_WHAT TO DO_.
Copy out exactly the lines from the first line of the material below through the line containing "Chart.register(...registerables);", and nothing beyond them.

_INFORMATION PROVIDED_.

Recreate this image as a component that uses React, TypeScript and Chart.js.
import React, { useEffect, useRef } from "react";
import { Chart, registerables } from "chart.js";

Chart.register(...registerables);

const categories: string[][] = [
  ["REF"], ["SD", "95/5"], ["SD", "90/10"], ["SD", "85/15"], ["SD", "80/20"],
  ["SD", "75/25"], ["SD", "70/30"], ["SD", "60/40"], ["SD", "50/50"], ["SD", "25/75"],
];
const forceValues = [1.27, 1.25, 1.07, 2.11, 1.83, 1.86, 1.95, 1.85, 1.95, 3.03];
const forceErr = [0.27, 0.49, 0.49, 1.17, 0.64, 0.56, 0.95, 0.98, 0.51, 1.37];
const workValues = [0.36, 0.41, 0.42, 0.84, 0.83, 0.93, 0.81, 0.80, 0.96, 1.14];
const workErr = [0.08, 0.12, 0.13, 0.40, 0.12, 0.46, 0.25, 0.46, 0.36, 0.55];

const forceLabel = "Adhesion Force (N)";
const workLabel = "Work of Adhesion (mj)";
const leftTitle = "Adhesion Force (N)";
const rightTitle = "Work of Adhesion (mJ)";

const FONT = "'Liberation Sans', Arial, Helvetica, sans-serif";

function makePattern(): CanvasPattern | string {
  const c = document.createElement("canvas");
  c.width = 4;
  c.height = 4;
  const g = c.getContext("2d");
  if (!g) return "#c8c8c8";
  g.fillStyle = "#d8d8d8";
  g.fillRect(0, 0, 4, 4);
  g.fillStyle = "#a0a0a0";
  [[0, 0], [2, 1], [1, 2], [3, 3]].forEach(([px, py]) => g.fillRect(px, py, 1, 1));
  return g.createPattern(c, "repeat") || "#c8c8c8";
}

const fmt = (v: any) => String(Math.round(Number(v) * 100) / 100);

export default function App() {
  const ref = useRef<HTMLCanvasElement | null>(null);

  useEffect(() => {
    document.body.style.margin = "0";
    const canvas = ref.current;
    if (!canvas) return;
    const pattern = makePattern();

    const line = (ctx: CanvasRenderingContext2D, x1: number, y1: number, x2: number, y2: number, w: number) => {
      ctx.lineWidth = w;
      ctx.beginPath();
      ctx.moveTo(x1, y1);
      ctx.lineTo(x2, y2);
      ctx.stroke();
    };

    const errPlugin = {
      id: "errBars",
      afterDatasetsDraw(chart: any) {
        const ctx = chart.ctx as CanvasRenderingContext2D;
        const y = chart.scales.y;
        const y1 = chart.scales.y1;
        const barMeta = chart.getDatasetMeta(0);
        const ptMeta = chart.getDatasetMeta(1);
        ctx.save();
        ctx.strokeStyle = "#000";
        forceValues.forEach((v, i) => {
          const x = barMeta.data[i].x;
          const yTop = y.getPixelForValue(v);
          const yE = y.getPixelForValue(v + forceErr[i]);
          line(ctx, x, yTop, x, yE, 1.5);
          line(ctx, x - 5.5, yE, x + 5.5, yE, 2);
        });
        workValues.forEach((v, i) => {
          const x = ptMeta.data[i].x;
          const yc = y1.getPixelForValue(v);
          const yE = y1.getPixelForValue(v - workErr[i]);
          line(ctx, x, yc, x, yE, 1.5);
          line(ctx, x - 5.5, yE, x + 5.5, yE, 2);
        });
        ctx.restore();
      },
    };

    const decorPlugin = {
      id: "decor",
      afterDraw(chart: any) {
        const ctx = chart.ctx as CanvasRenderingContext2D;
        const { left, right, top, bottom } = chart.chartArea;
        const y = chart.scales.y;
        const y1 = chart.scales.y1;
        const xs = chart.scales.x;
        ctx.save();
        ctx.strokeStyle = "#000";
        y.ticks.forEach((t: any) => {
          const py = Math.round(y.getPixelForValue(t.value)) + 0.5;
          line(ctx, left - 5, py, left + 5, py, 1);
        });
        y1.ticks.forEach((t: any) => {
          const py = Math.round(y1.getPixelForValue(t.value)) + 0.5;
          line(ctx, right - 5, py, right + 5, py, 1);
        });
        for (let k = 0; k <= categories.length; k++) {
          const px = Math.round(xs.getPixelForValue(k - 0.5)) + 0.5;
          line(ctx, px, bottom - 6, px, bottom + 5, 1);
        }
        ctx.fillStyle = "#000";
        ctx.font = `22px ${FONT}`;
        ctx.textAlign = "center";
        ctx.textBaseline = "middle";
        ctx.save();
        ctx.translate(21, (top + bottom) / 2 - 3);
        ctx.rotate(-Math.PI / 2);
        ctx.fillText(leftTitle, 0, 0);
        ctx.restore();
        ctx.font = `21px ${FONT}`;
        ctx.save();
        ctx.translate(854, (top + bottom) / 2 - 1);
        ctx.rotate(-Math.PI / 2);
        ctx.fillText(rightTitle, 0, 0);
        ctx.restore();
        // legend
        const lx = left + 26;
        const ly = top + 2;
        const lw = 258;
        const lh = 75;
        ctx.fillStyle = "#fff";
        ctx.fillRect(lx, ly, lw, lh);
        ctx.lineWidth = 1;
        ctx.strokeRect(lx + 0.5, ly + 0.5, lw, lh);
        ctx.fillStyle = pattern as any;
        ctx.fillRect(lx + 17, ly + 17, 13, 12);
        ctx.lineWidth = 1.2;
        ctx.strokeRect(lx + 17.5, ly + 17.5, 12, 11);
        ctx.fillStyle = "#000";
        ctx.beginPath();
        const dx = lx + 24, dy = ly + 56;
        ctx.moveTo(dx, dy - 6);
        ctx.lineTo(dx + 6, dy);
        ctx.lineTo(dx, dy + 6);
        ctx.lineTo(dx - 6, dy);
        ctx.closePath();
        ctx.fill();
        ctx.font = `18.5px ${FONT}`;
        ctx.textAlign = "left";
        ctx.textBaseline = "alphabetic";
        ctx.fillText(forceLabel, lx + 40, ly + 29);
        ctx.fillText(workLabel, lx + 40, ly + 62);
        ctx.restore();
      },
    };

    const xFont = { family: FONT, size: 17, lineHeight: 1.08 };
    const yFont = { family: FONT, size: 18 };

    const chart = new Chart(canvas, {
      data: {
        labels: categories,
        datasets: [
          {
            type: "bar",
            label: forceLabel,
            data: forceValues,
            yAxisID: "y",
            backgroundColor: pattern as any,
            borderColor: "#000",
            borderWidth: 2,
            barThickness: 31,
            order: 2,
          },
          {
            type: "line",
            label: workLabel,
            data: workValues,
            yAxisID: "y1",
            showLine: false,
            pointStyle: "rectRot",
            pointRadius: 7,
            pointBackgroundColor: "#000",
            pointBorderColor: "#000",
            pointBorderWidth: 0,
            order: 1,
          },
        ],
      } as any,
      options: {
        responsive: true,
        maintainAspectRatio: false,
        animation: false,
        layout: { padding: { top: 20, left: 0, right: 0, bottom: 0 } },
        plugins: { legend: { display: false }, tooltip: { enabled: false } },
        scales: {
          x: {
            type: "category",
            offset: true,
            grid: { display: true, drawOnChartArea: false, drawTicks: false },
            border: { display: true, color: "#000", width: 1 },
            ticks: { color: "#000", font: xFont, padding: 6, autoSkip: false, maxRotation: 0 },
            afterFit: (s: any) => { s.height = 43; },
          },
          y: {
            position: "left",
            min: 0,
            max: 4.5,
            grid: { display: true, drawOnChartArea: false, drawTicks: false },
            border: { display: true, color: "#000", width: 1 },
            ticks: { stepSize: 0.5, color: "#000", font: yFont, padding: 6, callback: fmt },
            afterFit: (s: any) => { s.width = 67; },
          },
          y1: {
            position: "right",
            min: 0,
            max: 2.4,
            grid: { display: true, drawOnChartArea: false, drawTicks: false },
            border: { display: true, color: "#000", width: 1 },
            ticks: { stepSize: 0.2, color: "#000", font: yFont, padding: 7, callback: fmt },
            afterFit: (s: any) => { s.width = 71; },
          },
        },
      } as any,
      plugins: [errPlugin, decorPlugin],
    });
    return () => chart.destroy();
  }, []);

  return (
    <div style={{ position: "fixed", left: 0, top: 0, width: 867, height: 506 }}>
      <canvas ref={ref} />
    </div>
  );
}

_COMPLETE ANSWER_.
Recreate this image as a component that uses React, TypeScript and Chart.js.
import React, { useEffect, useRef } from "react";
import { Chart, registerables } from "chart.js";

Chart.register(...registerables);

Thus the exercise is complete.